◆ **WHAT YOU SHOULD DO**:
Identify all lines in the data containing the string "Output". Copy them out.

[START OF EXTRACTED ENTRIES]

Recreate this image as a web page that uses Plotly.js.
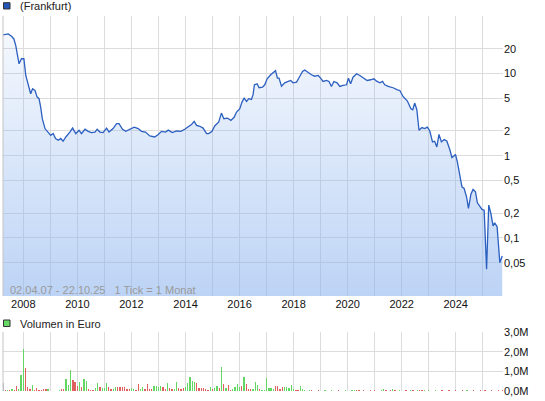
<!DOCTYPE html>
<html>
<head>
<meta charset="utf-8">
<script src="https://cdn.plot.ly/plotly-3.0.1.min.js"></script>
<style>
  html, body { margin: 0; padding: 0; background: #fff; }
  #chart { width: 545px; height: 401px; }
</style>
</head>
<body>
<div id="chart"></div>
<script>
// ---- Price (Frankfurt), decimal years and values (EUR, log scale) ----
const priceYears = [
  2007.23,2007.44,2007.56,2007.65,2007.72,2007.77,2007.84,2007.93,2008.02,2008.09,
  2008.18,2008.27,2008.34,2008.43,2008.51,2008.58,2008.64,2008.70,2008.80,2008.92,
  2009.01,2009.10,2009.19,2009.29,2009.38,2009.47,2009.57,2009.72,2009.82,2009.94,
  2010.06,2010.15,2010.28,2010.40,2010.52,2010.65,2010.73,2010.83,2010.95,2011.08,
  2011.17,2011.32,2011.45,2011.54,2011.67,2011.79,2011.91,
  2012.10,2012.25,2012.37,2012.52,2012.68,2012.86,2012.99,2013.11,2013.26,2013.36,
  2013.51,2013.67,2013.83,2013.97,2014.12,2014.22,2014.32,2014.41,2014.53,2014.65,
  2014.78,2014.86,2014.98,2015.08,2015.23,2015.33,2015.42,2015.55,2015.68,2015.80,
  2015.89,2016.01,2016.09,2016.17,2016.26,2016.34,2016.44,2016.50,2016.55,
  2016.65,2016.72,2016.85,2016.93,2017.02,2017.15,2017.24,2017.33,2017.40,2017.46,
  2017.55,2017.67,2017.80,2017.89,2017.98,2018.11,2018.23,2018.33,2018.41,2018.54,
  2018.66,2018.78,2018.91,2019.00,2019.09,2019.22,2019.31,2019.40,2019.49,2019.61,
  2019.71,2019.83,2019.96,2020.03,2020.11,2020.20,2020.33,2020.45,2020.60,2020.72,
  2020.85,2020.97,2021.07,2021.19,2021.29,2021.37,
  2021.50,2021.68,2021.84,2021.93,2022.05,2022.21,2022.34,2022.41,2022.48,2022.56,
  2022.64,2022.75,2022.85,2022.95,2023.04,2023.14,2023.22,2023.30,2023.38,2023.47,
  2023.57,2023.67,2023.78,2023.86,2023.94,2023.99,2024.06,2024.15,2024.23,2024.31,
  2024.40,2024.47,2024.56,2024.64,2024.73,2024.80,2024.89,2024.97,2025.05,2025.14,
  2025.22,2025.30,2025.38,2025.44,2025.53,2025.63,2025.72
];
const priceValues = [
  29.4,30.3,28.3,26.3,21.8,17.5,13.1,15.1,15.1,9.46,
  7.15,5.67,6.52,6.22,5.16,4.94,3.90,2.82,2.14,1.94,
  1.77,1.86,1.62,1.54,1.62,1.50,1.69,1.94,2.17,1.86,
  2.04,1.86,2.10,1.98,1.91,1.94,2.10,1.94,1.91,2.17,
  1.94,2.14,2.46,2.46,2.10,1.98,2.08,
  2.23,2.14,1.98,1.94,1.74,1.69,1.81,1.98,1.94,2.05,
  1.91,2.00,1.98,2.10,2.30,2.39,2.62,2.34,2.28,2.17,
  1.86,1.86,1.98,2.30,2.57,3.30,2.82,2.87,2.69,2.93,
  3.40,3.73,4.49,5.02,4.58,4.94,4.84,5.52,7.29,
  7.50,6.71,6.82,7.29,8.62,9.64,10.2,10.8,8.77,8.77,
  7.01,7.71,8.00,8.23,7.71,7.84,9.27,10.6,11.0,10.2,
  9.64,9.27,9.46,8.77,8.00,8.23,8.00,6.96,8.00,7.71,
  6.96,7.15,7.29,8.77,7.50,9.02,9.92,9.46,8.77,8.23,
  8.39,8.62,8.07,7.71,8.00,7.29,
  6.96,6.71,6.34,6.22,5.26,4.62,3.73,3.63,4.37,3.63,
  2.04,2.20,2.14,2.23,2.00,1.47,1.50,1.28,1.82,1.47,
  1.57,1.51,1.19,0.951,1.00,1.04,0.841,0.580,0.418,0.400,
  0.317,0.229,0.341,0.389,0.364,0.268,0.244,0.223,0.218,0.0418,
  0.251,0.199,0.140,0.153,0.137,0.0502,0.0605
];

// ---- Monthly volume (million EUR) from 2007-04 to 2025-10 ----
const volumeStart = [2007, 4];
const volumeValues = [
  0.39,0.05,0.05,0.05,0.10,0.03,0.26,0.10,0.82,2.14,
  1.16,0.19,0.09,0.29,0.05,0.15,0.05,0.05,0.10,0.10,
  0.10,0.02,0.02,0.02,0.02,0.05,0.09,0.12,0.62,0.31,
  1.08,0.56,0.48,0.26,0.48,0.22,0.62,0.51,0.09,0.05,
  0.05,0.14,0.39,0.22,0.15,0.15,0.39,0.22,0.09,0.12,
  0.22,0.19,0.22,0.19,0.19,0.10,0.10,0.17,0.12,0.05,
  0.36,0.09,0.19,0.09,0.36,0.09,0.09,0.26,0.26,0.22,
  0.26,0.19,0.09,0.43,0.14,0.10,0.10,0.46,0.14,0.12,
  0.15,0.19,0.39,0.70,0.51,0.46,0.43,0.15,0.15,0.15,
  0.09,0.05,0.19,0.10,0.17,0.26,0.14,1.21,0.36,0.14,
  0.29,0.05,0.09,0.22,0.36,0.19,0.26,0.70,0.36,0.12,
  0.09,0.12,0.46,0.29,0.09,0.05,0.05,0.67,0.15,0.15,
  0.09,0.26,0.26,0.12,0.19,0.22,0.19,0.17,0.31,0.09,
  0.05,0.05,0.26,0.09,0.03,0.02,0.03,0.05,0.02,0.02,
  0.03,0.02,0.02,0.03,0.02,0.02,0.03,0.02,0.02,0.03,
  0.02,0.02,0.03,0.02,0.02,0.03,0.04,0.06,0.03,0.02,
  0.03,0.02,0.02,0.03,0.02,0.03,0.02,0.02,0.03,0.12,
  0.03,0.02,0.04,0.12,0.03,0.02,0.03,0.02,0.02,0.03,
  0.02,0.03,0.06,0.02,0.03,0.06,0.03,0.05,0.02,0.03,
  0.02,0.02,0.03,0.02,0.02,0.03,0.02,0.02,0.03,0.02,
  0.02,0.03,0.02,0.02,0.03,0.02,0.03,0.02,0.02,0.03,
  0.02,0.02,0.03,0.02,0.03,0.02,0.02,0.03,0.02,0.02,
  0.03,0.02,0.03
];
// n = neutral (first month), g = up month, r = down month
const volumeDirection =
  "nrgrgrrggg" + "rrrgrrrrrr" + "ggrgrgrrgg" + "grrrgrggrr" +
  "rggrgggrrg" + "grrrrrrggr" + "rggrrrrggg" + "grrgrrggrr" +
  "rggggg" + "rrrr" + "rrgrggrgrg" + "rrggggrgrr" + "rgggrggggg" +
  "grrrrggggg" + "rrgggrgrrg" + "rgrgrrgrgr" + "gggrrggrrg" +
  "rgrrgrgrgg" + "rrrgrrgrgr" + "rgrrgrrgrg" + "grgrgrrgrr" +
  "grrgrggrrr";
const volumeTickValues = [0, 1, 2, 3];
const volumeTickText = ["0,0M", "1,0M", "2,0M", "3,0M"];

const priceTickValues = [0.05, 0.1, 0.2, 0.5, 1, 2, 5, 10, 20, 50];
const priceTickText = ["0,05", "0,1", "0,2", "0,5", "1", "2", "5", "10", "20", ""];

const seriesName = "(Frankfurt)";
const volumeName = "Volumen in Euro";
const infoText = "02.04.07 - 22.10.25\u00a0\u00a0\u00a01 Tick = 1 Monat";

// ---- helpers ----
function decYearToDate(y) {
  const yr = Math.floor(y);
  const a = Date.UTC(yr, 0, 1), b = Date.UTC(yr + 1, 0, 1);
  return new Date(a + (y - yr) * (b - a)).toISOString().slice(0, 19).replace('T', ' ');
}
const priceDates = priceYears.map(decYearToDate);
const volumeDates = volumeValues.map((_, i) => {
  const d = new Date(Date.UTC(volumeStart[0], volumeStart[1] - 1 + i, 1));
  return d.toISOString().slice(0, 10);
});
const dirColor = { g: '#62d862', r: '#e05f5f', n: '#b4b4b4' };
const volumeColors = volumeValues.map((_, i) => dirColor[volumeDirection[i] || 'r']);

const GRID = '#dcdcdc';
const FONT = '"Liberation Sans", Arial, sans-serif';

const priceTrace = {
  type: 'scatter', mode: 'lines',
  x: priceDates, y: priceValues,
  xaxis: 'x', yaxis: 'y',
  line: { color: '#2b5fc0', width: 1.3 },
  fill: 'tozeroy',
  fillgradient: {
    type: 'vertical',
    start: 0.0197, stop: 50,
    colorscale: [[0, 'rgba(141,180,239,0.58)'], [1, 'rgba(141,180,239,0.06)']]
  },
  hoverinfo: 'skip'
};
const volumeTrace = {
  type: 'bar',
  x: volumeDates, y: volumeValues,
  xaxis: 'x2', yaxis: 'y2',
  width: 1.5e9,
  marker: { color: volumeColors, line: { width: 0 } },
  hoverinfo: 'skip'
};

const plotBottomMain = 0.2533;
const volTop = 0.1573;

const layout = {
  width: 545, height: 401,
  margin: { l: 3, r: 42, t: 16, b: 10 },
  paper_bgcolor: '#ffffff', plot_bgcolor: '#ffffff',
  showlegend: false,
  font: { family: FONT, size: 11, color: '#222' },
  bargap: 0,
  xaxis: {
    type: 'date', anchor: 'y', domain: [0, 1],
    range: ['2007-04-01', '2025-10-01'],
    tick0: '2008-01-01', dtick: 'M24', tickformat: '%Y',
    ticks: '', showgrid: true, gridcolor: GRID, gridwidth: 1,
    minor: { dtick: 'M12', tick0: '2008-01-01', showgrid: true, gridcolor: GRID, gridwidth: 1 },
    zeroline: false, showline: false,
    tickfont: { family: FONT, size: 11, color: '#111' }
  },
  yaxis: {
    type: 'log', anchor: 'x', domain: [plotBottomMain, 1], side: 'right',
    range: [Math.log10(0.0197), Math.log10(50)],
    tickmode: 'array', tickvals: priceTickValues, ticktext: priceTickText,
    ticks: '', showgrid: true, gridcolor: GRID, gridwidth: 1,
    zeroline: false, showline: false,
    tickfont: { family: FONT, size: 11, color: '#111' }
  },
  xaxis2: {
    type: 'date', anchor: 'y2', matches: 'x', domain: [0, 1],
    showticklabels: false, ticks: '',
    tick0: '2008-01-01', dtick: 'M24',
    showgrid: true, gridcolor: GRID, gridwidth: 1,
    minor: { dtick: 'M12', tick0: '2008-01-01', showgrid: true, gridcolor: GRID, gridwidth: 1 },
    zeroline: false, showline: false
  },
  yaxis2: {
    anchor: 'x2', domain: [0, volTop], side: 'right',
    range: [0, 3],
    tickmode: 'array', tickvals: volumeTickValues, ticktext: volumeTickText,
    ticks: '', showgrid: true, gridcolor: GRID, gridwidth: 1,
    zeroline: false, showline: false,
    tickfont: { family: FONT, size: 11, color: '#111' }
  },
  shapes: [
    { type: 'line', xref: 'paper', yref: 'paper', x0: 0, x1: 0, y0: plotBottomMain, y1: 1,
      line: { color: '#c4c4c4', width: 1 } },
    { type: 'line', xref: 'paper', yref: 'paper', x0: 0, x1: 0, y0: 0, y1: volTop,
      line: { color: '#c4c4c4', width: 1 } },
    { type: 'rect', xref: 'paper', yref: 'paper', x0: 0.001, x1: 0.014, y0: 1.0187, y1: 1.0355,
      fillcolor: '#2255b8', line: { color: '#333', width: 1 } },
    { type: 'rect', xref: 'paper', yref: 'paper', x0: 0.001, x1: 0.014, y0: 0.172, y1: 0.1893,
      fillcolor: '#66d866', line: { color: '#333', width: 1 } }
  ],
  annotations: [
    { text: seriesName, xref: 'paper', yref: 'paper', x: 0.03, y: 1.0267,
      xanchor: 'left', yanchor: 'middle', showarrow: false,
      font: { family: FONT, size: 11, color: '#222' } },
    { text: volumeName, xref: 'paper', yref: 'paper', x: 0.03, y: 0.18,
      xanchor: 'left', yanchor: 'middle', showarrow: false,
      font: { family: FONT, size: 11, color: '#222' } },
    { text: infoText, xref: 'paper', yref: 'paper', x: 0.01, y: 0.2693,
      xanchor: 'left', yanchor: 'middle', showarrow: false,
      font: { family: FONT, size: 11, color: '#9a9a9a' } }
  ]
};

Plotly.newPlot('chart', [priceTrace, volumeTrace], layout, { staticPlot: true, displayModeBar: false });
</script>
</body>
</html>
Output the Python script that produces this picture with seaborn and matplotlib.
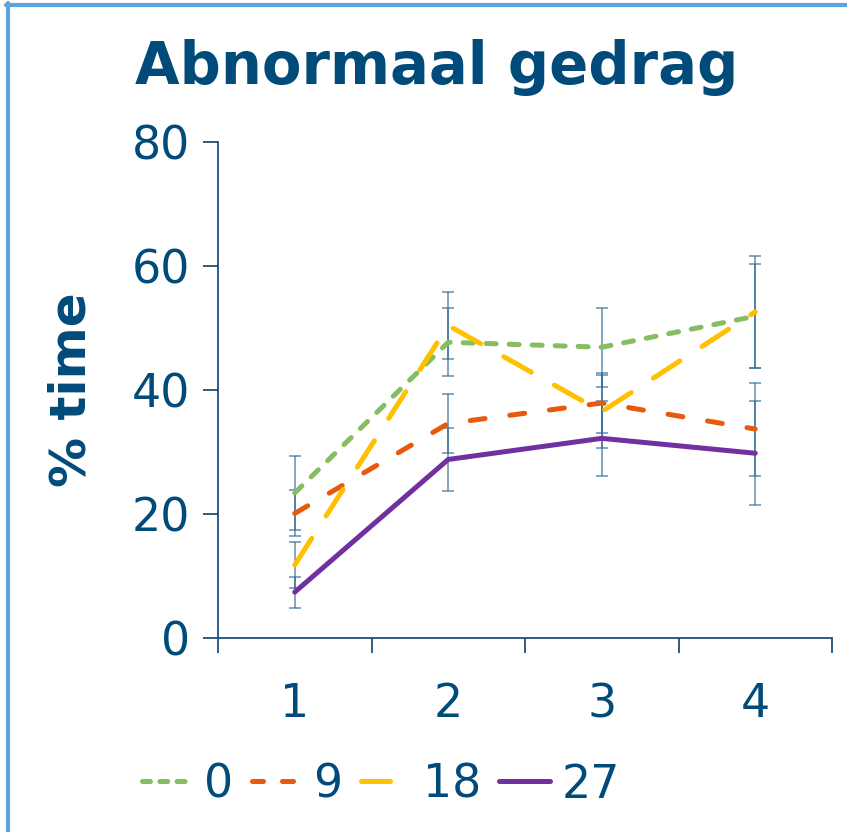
import numpy as np
import pandas as pd
import matplotlib
matplotlib.use("Agg")
import matplotlib.pyplot as plt
from matplotlib.lines import Line2D
import seaborn as sns

# data
weeks = [1, 2, 3, 4]
groups = ["0", "9", "18", "27"]
vals_0 = [23.4, 47.7, 46.9, 51.9]
vals_9 = [20.1, 34.6, 37.9, 33.7]
vals_18 = [11.8, 50.4, 36.5, 52.6]
vals_27 = [7.4, 28.8, 32.2, 29.8]
err_0 = [5.9, 5.5, 6.4, 8.4]
err_9 = [3.7, 4.7, 4.9, 7.5]
err_18 = [3.7, 5.4, 5.9, 9.0]
err_27 = [2.5, 5.1, 6.0, 8.4]

kleur = {"0": "#86bc62", "9": "#e8590c", "18": "#ffc000", "27": "#7030a0"}
streep = {"0": (2.0, 2.6), "9": (3.0, 5.0), "18": (6.3, 5.3), "27": ""}
# kortere patronen voor de legenda
streep_leg = {"0": (1.6, 1.86), "9": (2.2, 3.8), "18": (5.8, 4.4), "27": None}
tekst = "#004b7a"
asblauw = "#1f4e79"

rows = []
for g, v, e in zip(groups, [vals_0, vals_9, vals_18, vals_27], [err_0, err_9, err_18, err_27]):
    for w, y, s in zip(weeks, v, e):
        rows.append({"week": w, "groep": g, "pct": y, "sd": s})
df = pd.DataFrame(rows)

sns.set_style("white")
plt.rcParams["font.family"] = ["DejaVu Sans"]

fig = plt.figure(figsize=(8.47, 8.32), dpi=100)
ax = fig.add_axes([218 / 847, 1 - 638 / 832, 614 / 847, 496 / 832])

# foutbalken achter de lijnen
for g in groups:
    sub = df[df.groep == g]
    ax.errorbar(sub.week, sub.pct, yerr=sub.sd, fmt="none", ecolor="#2e6a96",
                elinewidth=1.1, capsize=4.3, capthick=1.1, alpha=0.75, zorder=1)

sns.lineplot(data=df, x="week", y="pct", hue="groep", style="groep",
             palette=kleur, dashes=streep, hue_order=groups, style_order=groups,
             linewidth=3.6, errorbar=None, ax=ax, zorder=3)
for ln in ax.get_lines():
    ln.set_dash_capstyle("round")
    ln.set_solid_capstyle("round")

ax.set_xlim(0.5, 4.5)
ax.set_ylim(0, 80)
ax.set_yticks([0, 20, 40, 60, 80])
ax.set_xticks([0.5, 1.5, 2.5, 3.5, 4.5])
ax.set_xticklabels([])
ax.set_xticks(weeks, minor=True)
ax.set_xticklabels([str(w) for w in weeks], minor=True)
ax.tick_params(axis="x", which="major", bottom=True, direction="out", length=11,
               width=1.3, colors=asblauw)
ax.tick_params(axis="x", which="minor", bottom=True, length=0, pad=32, labelsize=33,
               labelcolor=tekst)
ax.tick_params(axis="y", left=True, direction="out", length=11, width=1.3, colors=asblauw,
               pad=9, labelsize=33, labelcolor=tekst)

for s in ["top", "right"]:
    ax.spines[s].set_visible(False)
for s in ["left", "bottom"]:
    ax.spines[s].set_color(asblauw)
    ax.spines[s].set_linewidth(1.3)

ax.set_xlabel("")
ax.set_ylabel("% time", fontsize=36, fontweight="bold", color=tekst)
ax.yaxis.set_label_coords(-0.2, 0.5)

fig.text(0.516, 1 - 84 / 832, "Abnormaal gedrag", ha="center", va="baseline",
         fontsize=41.5, fontweight="bold", color=tekst)

handles, labels = ax.get_legend_handles_labels()
ax.legend(handles, labels, loc="center left", bbox_to_anchor=(101 / 847, 1 - 785 / 832),
          bbox_transform=fig.transFigure, ncol=4, frameon=False, fontsize=33,
          labelcolor=tekst, handlelength=1.1, handletextpad=0.25, columnspacing=0.4)
for h, g in zip(ax.get_legend().legend_handles, labels):
    h.set_linewidth(3.6)
    h.set_dash_capstyle("round")
    h.set_solid_capstyle("round")
    if streep_leg[g] is not None:
        h.set_dashes(streep_leg[g])

# lichtblauwe kaderrand links en boven
fig.add_artist(Line2D([6 / 847, 1], [1 - 5 / 832, 1 - 5 / 832], transform=fig.transFigure,
                      color="#5ba3dc", linewidth=3))
fig.add_artist(Line2D([8 / 847, 8 / 847], [0, 1 - 3 / 832], transform=fig.transFigure,
                      color="#5ba3dc", linewidth=3))

fig.savefig("out.png", dpi=100)
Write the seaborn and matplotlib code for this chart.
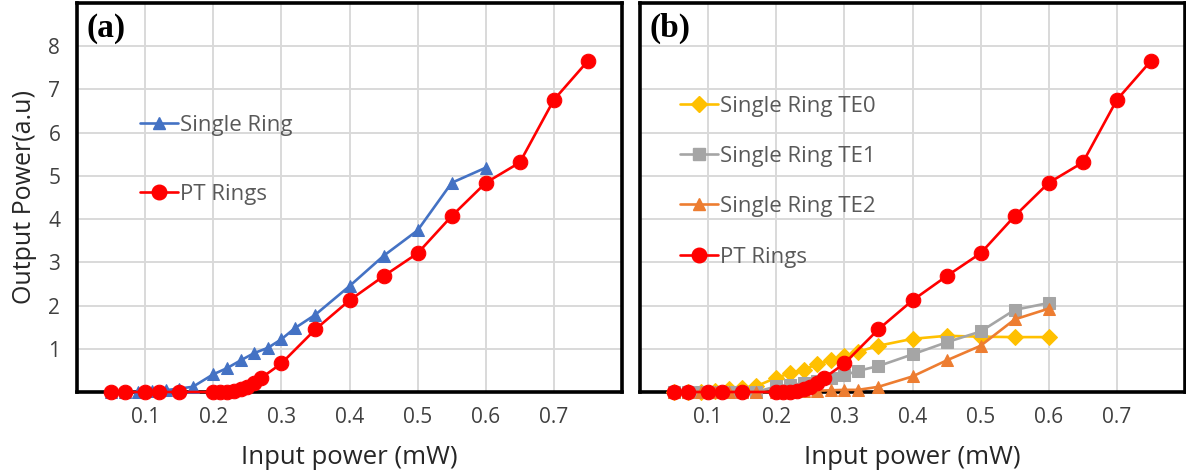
import numpy as np
import pandas as pd
import seaborn as sns
import matplotlib
matplotlib.use("Agg")
import matplotlib.pyplot as plt
from matplotlib.lines import Line2D

# ---------------- data ----------------
single_x = [0.05, 0.07, 0.09, 0.11, 0.13, 0.15, 0.17, 0.20, 0.22, 0.24, 0.26, 0.28,
            0.30, 0.32, 0.35, 0.40, 0.45, 0.50, 0.55, 0.60]
single_ring = [0, 0, 0, 0.02, 0.04, 0.08, 0.12, 0.41, 0.55, 0.73, 0.90, 1.02,
               1.22, 1.48, 1.79, 2.45, 3.15, 3.74, 4.84, 5.19]
te0 = [0, 0, 0, 0.03, 0.06, 0.10, 0.13, 0.33, 0.43, 0.52, 0.64, 0.73,
       0.84, 0.93, 1.07, 1.23, 1.30, 1.28, 1.27, 1.27]
te1 = [0, 0, 0, 0, 0, 0, 0, 0.13, 0.16, 0.20, 0.26, 0.32,
       0.39, 0.49, 0.60, 0.87, 1.15, 1.40, 1.90, 2.06]
te2 = [0, 0, 0, 0, 0, 0, 0, 0, 0, 0.02, 0.03, 0.04,
       0.05, 0.05, 0.12, 0.36, 0.73, 1.07, 1.68, 1.93]

pt_x = [0.05, 0.07, 0.10, 0.12, 0.15, 0.20, 0.21, 0.22, 0.23, 0.24, 0.25, 0.26,
        0.27, 0.30, 0.35, 0.40, 0.45, 0.50, 0.55, 0.60, 0.65, 0.70, 0.75]
pt_rings = [0, 0, 0, 0, 0, 0, 0, 0, 0.02, 0.07, 0.12, 0.20,
            0.32, 0.66, 1.45, 2.12, 2.68, 3.21, 4.07, 4.84, 5.31, 6.76, 7.66]

x_ticks = [0.1, 0.2, 0.3, 0.4, 0.5, 0.6, 0.7]
y_ticks = [1, 2, 3, 4, 5, 6, 7, 8]

# ---------------- style ----------------
sns.set_theme(style="white")
plt.rcParams['font.family'] = ['Open Sans', 'DejaVu Sans']

TXT = "#404040"
LEG = "#595959"
C_BLUE = "#4472C4"
C_RED = "#FF0000"
C_YEL = "#FFC000"
C_GRAY = "#A5A5A5"
C_ORG = "#ED7D31"

fig = plt.figure(figsize=(11.86, 4.72), dpi=100)
ax_a = fig.add_axes([77 / 1186, 80 / 472, 545 / 1186, 389 / 472])
ax_b = fig.add_axes([640 / 1186, 80 / 472, 545 / 1186, 389 / 472])


def draw(ax, x, y, color, marker, ms, label):
    df = pd.DataFrame({"x": x, "y": y})
    sns.lineplot(data=df, x="x", y="y", ax=ax, color=color, marker=marker,
                 markersize=ms, markeredgecolor=color, markerfacecolor=color,
                 linewidth=1.9, sort=False, label=label, legend=False,
                 clip_on=False, zorder=3)


draw(ax_a, single_x, single_ring, C_BLUE, "^", 9, "Single Ring")
draw(ax_a, pt_x, pt_rings, C_RED, "o", 10.5, "PT Rings")

draw(ax_b, single_x, te0, C_YEL, "D", 8, "Single Ring TE0")
draw(ax_b, single_x, te1, C_GRAY, "s", 9, "Single Ring TE1")
draw(ax_b, single_x, te2, C_ORG, "^", 9, "Single Ring TE2")
draw(ax_b, pt_x, pt_rings, C_RED, "o", 10.5, "PT Rings")

all_x = [round(v, 1) for v in np.arange(0, 0.81, 0.1)]
for ax in (ax_a, ax_b):
    ax.set_xlim(0, 0.8)
    ax.set_ylim(0, 9)
    ax.set_yticks(np.arange(0, 9.1, 1))
    ax.grid(True, color="#d9d9d9", linewidth=1.4, zorder=0)
    ax.set_axisbelow(True)
    for sp in ax.spines.values():
        sp.set_visible(True)
        sp.set_color("black")
        sp.set_linewidth(2.6)
    ax.tick_params(axis="both", length=0, labelsize=15, labelcolor=TXT)
    ax.tick_params(axis="x", pad=11)
    ax.tick_params(axis="y", pad=12)
    ax.set_xticks(all_x)
    ax.set_xticklabels(["" if t not in x_ticks else f"{t:.1f}" for t in all_x])
    ax.set_xlabel("Input power (mW)", fontsize=18.5, color="#262626", labelpad=12)

ax_a.set_yticklabels(["" if v not in y_ticks else str(v) for v in range(0, 10)])
ax_a.set_ylabel("Output Power(a.u)", fontsize=18, color="#262626", labelpad=8)
ax_b.set_yticklabels([])
ax_b.set_ylabel("")

for ax, lab in ((ax_a, "(a)"), (ax_b, "(b)")):
    ax.text(0.018, 0.975, lab, transform=ax.transAxes, ha="left", va="top",
            fontsize=24, fontweight="bold", family="Liberation Serif", color="black")


def handle(color, marker, ms):
    return Line2D([], [], color=color, marker=marker, markersize=ms,
                  markeredgecolor=color, linewidth=1.9)


leg_a = ax_a.legend([handle(C_BLUE, "^", 9), handle(C_RED, "o", 10.5)],
                    ["Single Ring", "PT Rings"],
                    loc="upper left", bbox_to_anchor=(0.1, 0.735), frameon=False,
                    fontsize=16, labelspacing=2.15, handlelength=1.7,
                    handletextpad=0.1, borderaxespad=0)
for t in leg_a.get_texts():
    t.set_color(LEG)

leg_b = ax_b.legend([handle(C_YEL, "D", 8), handle(C_GRAY, "s", 9),
                     handle(C_ORG, "^", 9), handle(C_RED, "o", 10.5)],
                    ["Single Ring TE0", "Single Ring TE1", "Single Ring TE2", "PT Rings"],
                    loc="upper left", bbox_to_anchor=(0.058, 0.785), frameon=False,
                    fontsize=16, labelspacing=1.32, handlelength=1.7,
                    handletextpad=0.1, borderaxespad=0)
for t in leg_b.get_texts():
    t.set_color(LEG)

fig.savefig("out.png", dpi=100)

[END OF EXTRACTED ENTRIES]

◆ **SOLVED PROBLEM**:
Output the Python script that produces this picture with seaborn and matplotlib.
ax_a.set_ylabel("Output Power(a.u)", fontsize=18, color="#262626", labelpad=8)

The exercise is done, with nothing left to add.